Também será realizada a chamada "engorda da faixa de areia", a prefeitura de Recife lançou em março de 2024 o edital para empresas visando fazer um estudo e projeto para enfrentar o avanço do mar. Para isso, segundo o estudo de viabilidade técnica da licitação, será necessário fazer obras de engorda das praias da cidade, para devolver "largura segura de sua utilização" (G1, 2024; FOLHA DE PERNAMBUCO, 2024).
A elevação do nível do mar e a erosão costeira representam desafios econômicos e sociais significativos para o planeta, afetando profundamente o turismo, a infraestrutura e a vida cotidiana da população.

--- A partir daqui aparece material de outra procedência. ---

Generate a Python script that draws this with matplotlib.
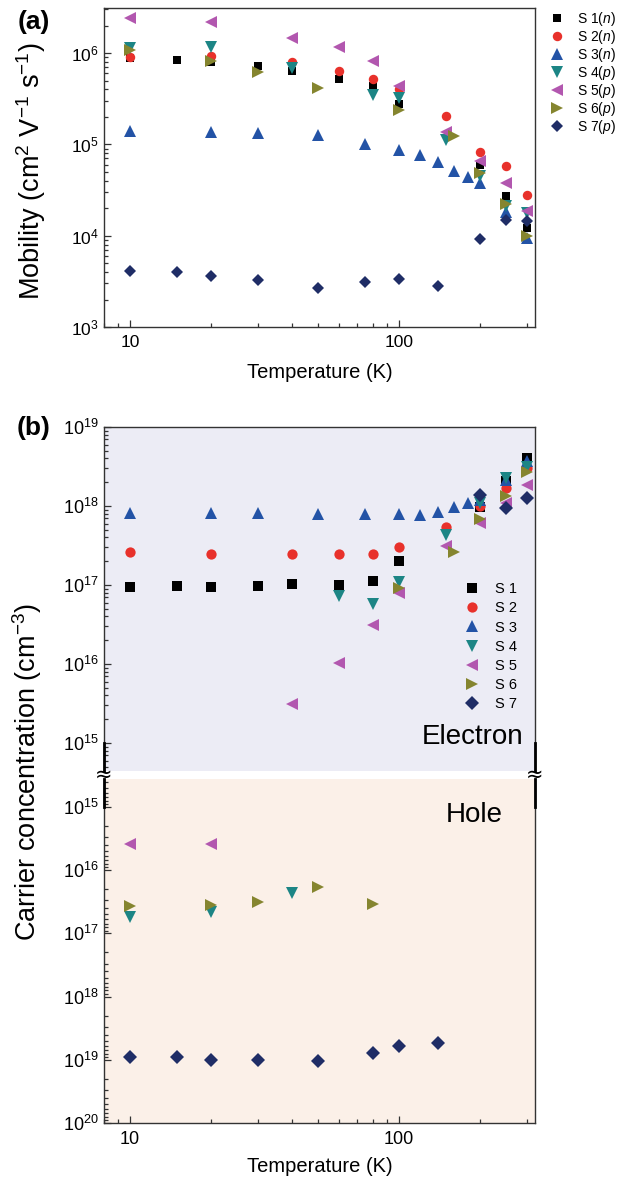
import matplotlib
matplotlib.use("Agg")
import matplotlib.pyplot as plt
import matplotlib.ticker as mticker
from matplotlib.lines import Line2D

plt.rcParams['font.family'] = ['Liberation Sans', 'DejaVu Sans']
plt.rcParams['mathtext.fontset'] = 'custom'
plt.rcParams['mathtext.rm'] = 'Liberation Sans'
plt.rcParams['mathtext.it'] = 'Liberation Sans:italic'
plt.rcParams['mathtext.bf'] = 'Liberation Sans:bold'

# ---------------- data: panel (a) mobility ----------------
T_a_S1 = [10, 15, 20, 30, 40, 60, 80, 100, 200, 250, 300]
mu_S1 = [8.8e5, 8.4e5, 8.0e5, 7.2e5, 6.4e5, 5.2e5, 4.4e5, 2.8e5, 6.0e4, 2.7e4, 1.22e4]
T_a_S2 = [10, 20, 40, 60, 80, 100, 150, 200, 250, 300]
mu_S2 = [9.0e5, 9.3e5, 8.0e5, 6.4e5, 5.2e5, 4.0e5, 2.04e5, 8.2e4, 5.8e4, 2.8e4]
T_a_S3 = [10, 20, 30, 50, 75, 100, 120, 140, 160, 180, 200, 250, 300]
mu_S3 = [1.4e5, 1.37e5, 1.33e5, 1.27e5, 1.0e5, 8.7e4, 7.6e4, 6.4e4, 5.1e4, 4.4e4, 3.8e4, 1.8e4, 9.4e3]
T_a_S4 = [10, 20, 40, 80, 100, 150, 200, 250, 300]
mu_S4 = [1.13e6, 1.16e6, 6.9e5, 3.5e5, 3.2e5, 1.12e5, 4.5e4, 2.1e4, 1.75e4]
T_a_S5 = [10, 20, 40, 60, 80, 100, 150, 200, 250, 300]
mu_S5 = [2.42e6, 2.2e6, 1.46e6, 1.16e6, 8.2e5, 4.4e5, 1.37e5, 6.6e4, 3.8e4, 1.87e4]
T_a_S6 = [10, 20, 30, 50, 100, 160, 200, 250, 300]
mu_S6 = [1.08e6, 8.2e5, 6.2e5, 4.1e5, 2.4e5, 1.23e5, 4.9e4, 2.2e4, 9.9e3]
T_a_S7 = [10, 15, 20, 30, 50, 75, 100, 140, 200, 250, 300]
mu_S7 = [4.1e3, 4.0e3, 3.6e3, 3.3e3, 2.7e3, 3.1e3, 3.35e3, 2.8e3, 9.2e3, 1.48e4, 1.45e4]

# ---------------- data: panel (b) electron concentration ----------------
T_e_S1 = [10, 15, 20, 30, 40, 60, 80, 100, 200, 250, 300]
n_S1 = [9.4e16, 9.7e16, 9.5e16, 9.8e16, 1.02e17, 1.0e17, 1.12e17, 2.0e17, 9.7e17, 2.1e18, 4.0e18]
T_e_S2 = [10, 20, 40, 60, 80, 100, 150, 200, 250, 300]
n_S2 = [2.62e17, 2.47e17, 2.47e17, 2.47e17, 2.47e17, 3.0e17, 5.4e17, 1.0e18, 1.69e18, 3.0e18]
T_e_S3 = [10, 20, 30, 50, 75, 100, 120, 140, 160, 180, 200, 250, 300]
n_S3 = [8.2e17, 8.2e17, 8.2e17, 7.9e17, 7.9e17, 7.9e17, 7.7e17, 8.4e17, 9.7e17, 1.09e18, 1.19e18, 2.13e18, 3.7e18]
T_e_S4 = [60, 80, 100, 150, 200, 250, 300]
n_S4 = [7.2e16, 5.8e16, 1.1e17, 4.3e17, 1.09e18, 2.26e18, 3.1e18]
T_e_S5 = [40, 60, 80, 100, 150, 200, 250, 300]
n_S5 = [3.1e15, 1.03e16, 3.1e16, 7.9e16, 3.1e17, 6.1e17, 1.09e18, 1.84e18]
T_e_S6 = [100, 160, 200, 250, 300]
n_S6 = [9.2e16, 2.6e17, 6.8e17, 1.34e18, 2.7e18]
T_e_S7 = [200, 250, 300]
n_S7 = [1.38e18, 9.4e17, 1.26e18]

# ---------------- data: panel (b) hole concentration ----------------
T_h_S4 = [10, 20, 40]
p_S4 = [5.5e16, 4.6e16, 2.3e16]
T_h_S5 = [10, 20]
p_S5 = [3.85e15, 3.85e15]
T_h_S6 = [10, 20, 30, 50, 80]
p_S6 = [3.68e16, 3.6e16, 3.2e16, 1.85e16, 3.4e16]
T_h_S7 = [10, 15, 20, 30, 50, 80, 100, 140]
p_S7 = [9.0e18, 9.0e18, 1.0e19, 1.0e19, 1.05e19, 7.8e18, 6.0e18, 5.4e18]

labels_a = [r"S 1($\mathit{n}$)", r"S 2($\mathit{n}$)", r"S 3($\mathit{n}$)", r"S 4($\mathit{p}$)",
            r"S 5($\mathit{p}$)", r"S 6($\mathit{p}$)", r"S 7($\mathit{p}$)"]
labels_b = ["S 1", "S 2", "S 3", "S 4", "S 5", "S 6", "S 7"]
xtick_vals = [10, 100]
xtick_labels = ["10", "100"]

colors = ['#000000', '#E8312B', '#2353A6', '#1C8585', '#B257AF', '#85852F', '#1F2D66']
markers = ['s', 'o', '^', 'v', '<', '>', 'D']
ms_a = [6.2, 6.8, 8.0, 8.0, 8.0, 8.0, 6.4]
ms_b = [6.8, 7.4, 8.8, 8.8, 8.8, 8.8, 7.0]

W, H = 634, 1182
fig = plt.figure(figsize=(W / 100, H / 100), dpi=100)

def fx(px):
    return px / W

def fy(py):
    return 1 - py / H

spine_col = '#333333'

def style_axes(ax, fs=12.5):
    ax.set_xscale('log')
    ax.set_yscale('log')
    ax.tick_params(which='both', direction='in', top=False, right=False, color=spine_col,
                   labelsize=fs, width=0.9)
    ax.tick_params(which='major', length=5)
    ax.tick_params(which='minor', length=3)
    ax.tick_params(axis='x', pad=6)
    ax.tick_params(axis='y', pad=4)
    for s in ax.spines.values():
        s.set_color(spine_col)
        s.set_linewidth(1.0)
    ax.set_xlim(8, 320)
    ax.set_xticks(xtick_vals, labels=xtick_labels)
    ax.xaxis.set_minor_locator(mticker.LogLocator(base=10, subs=range(2, 10)))
    ax.xaxis.set_minor_formatter(mticker.NullFormatter())
    ax.yaxis.set_minor_locator(mticker.LogLocator(base=10, subs=range(2, 10), numticks=50))
    ax.yaxis.set_minor_formatter(mticker.NullFormatter())

# ---------------- panel (a) ----------------
ax_a = fig.add_axes([fx(104), fy(327), fx(431), 319 / H])
style_axes(ax_a, fs=12.5)
Ta = [T_a_S1, T_a_S2, T_a_S3, T_a_S4, T_a_S5, T_a_S6, T_a_S7]
Ya = [mu_S1, mu_S2, mu_S3, mu_S4, mu_S5, mu_S6, mu_S7]
for i in range(7):
    ax_a.plot(Ta[i], Ya[i], linestyle='none', marker=markers[i], color=colors[i],
              ms=ms_a[i], mew=0, label=labels_a[i])
ax_a.set_ylim(1e3, 10 ** 6.493)
ax_a.yaxis.set_major_locator(mticker.LogLocator(base=10, numticks=10))
ax_a.set_xlabel("Temperature (K)", fontsize=14.5, va='center')
ax_a.xaxis.set_label_coords(0.5, -(372 - 327) / 319)
ax_a.set_ylabel(r"Mobility (cm$^{2}$ V$^{-1}$ s$^{-1}$)", fontsize=19.5, va='center')
ax_a.yaxis.set_label_coords(-(104 - 31) / 431, 0.5 - (171 - 167.5) / 319)
ax_a.legend(loc='upper left', bbox_to_anchor=(fx(550), fy(10)), bbox_transform=fig.transFigure,
            frameon=False, fontsize=10, handlelength=1.0, handletextpad=0.95,
            borderpad=0, borderaxespad=0, labelspacing=0.0)

# ---------------- panel (b) electron ----------------
ax_e = fig.add_axes([fx(104), fy(771), fx(431), 344 / H])
style_axes(ax_e, fs=13)
ax_e.set_facecolor('#ECECF5')
Te = [T_e_S1, T_e_S2, T_e_S3, T_e_S4, T_e_S5, T_e_S6, T_e_S7]
Ye = [n_S1, n_S2, n_S3, n_S4, n_S5, n_S6, n_S7]
for i in range(7):
    ax_e.plot(Te[i], Ye[i], linestyle='none', marker=markers[i], color=colors[i],
              ms=ms_b[i], mew=0, label=labels_b[i])
ax_e.set_ylim(10 ** 14.646, 1e19)
ax_e.yaxis.set_major_locator(mticker.LogLocator(base=10, numticks=10))
ax_e.spines['bottom'].set_visible(False)
ax_e.tick_params(axis='x', which='both', bottom=False, labelbottom=False)
ax_e.legend(loc='upper left', bbox_to_anchor=(fx(464.5), fy(582)), bbox_transform=fig.transFigure,
            frameon=False, fontsize=10.5, handlelength=1.0, handletextpad=1.07,
            borderpad=0, borderaxespad=0, labelspacing=0.36)
ax_e.text(fx(523), fy(737), "Electron", transform=fig.transFigure, fontsize=20,
          ha='right', va='center')

# ---------------- panel (b) hole ----------------
ax_h = fig.add_axes([fx(104), fy(1123), fx(431), 344 / H])
style_axes(ax_h, fs=13)
ax_h.set_facecolor('#FBF0E8')
Th = [T_h_S4, T_h_S5, T_h_S6, T_h_S7]
Yh = [p_S4, p_S5, p_S6, p_S7]
for j, i in enumerate([3, 4, 5, 6]):
    ax_h.plot(Th[j], Yh[j], linestyle='none', marker=markers[i], color=colors[i],
              ms=ms_b[i], mew=0)
ax_h.set_ylim(1e20, 10 ** 14.557)
ax_h.yaxis.set_major_locator(mticker.LogLocator(base=10, numticks=10))
ax_h.spines['top'].set_visible(False)
ax_h.set_xlabel("Temperature (K)", fontsize=14.5, va='center')
ax_h.xaxis.set_label_coords(0.5, -(1167 - 1123) / 344)
ax_h.text(fx(474), fy(815), "Hole", transform=fig.transFigure, fontsize=20,
          ha='center', va='center')

# y label shared by the two (b) axes
fig.text(fx(27), fy(772), r"Carrier concentration (cm$^{-3}$)", fontsize=19.5,
         rotation=90, ha='center', va='center')

# break marks on the spines
for xp in (104, 535):
    for (y0, y1) in ((743, 771), (779, 807)):
        fig.add_artist(Line2D([fx(xp), fx(xp)], [fy(y0), fy(y1)], color='black', lw=2.0,
                              transform=fig.transFigure))
    fig.text(fx(xp), fy(775), "\u2248", fontsize=15, ha='center', va='center',
             family=['DejaVu Sans'])

# panel letters
fig.text(fx(34), fy(22), "(a)", fontsize=19, fontweight='bold', ha='center', va='center')
fig.text(fx(34), fy(428), "(b)", fontsize=19, fontweight='bold', ha='center', va='center')

fig.savefig("out.png", dpi=100)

A degradação das praias, a frequente ocorrência de alagamentos e os danos à infraestrutura urbana evidenciam a urgência de medidas eficazes para mitigar esses impactos. Projetos inovadores, como a membrana anfíbia de Montezuma, e iniciativas integradas como o PASR, que promovem o desenvolvimento sustentável e a resiliência climática, são passos essenciais nessa direção. A colaboração entre governo, comunidade e especialistas é fundamental para implementar soluções duradouras que protejam o patrimônio natural e cultural de Recife, assegurando um futuro mais seguro e sustentável para todos.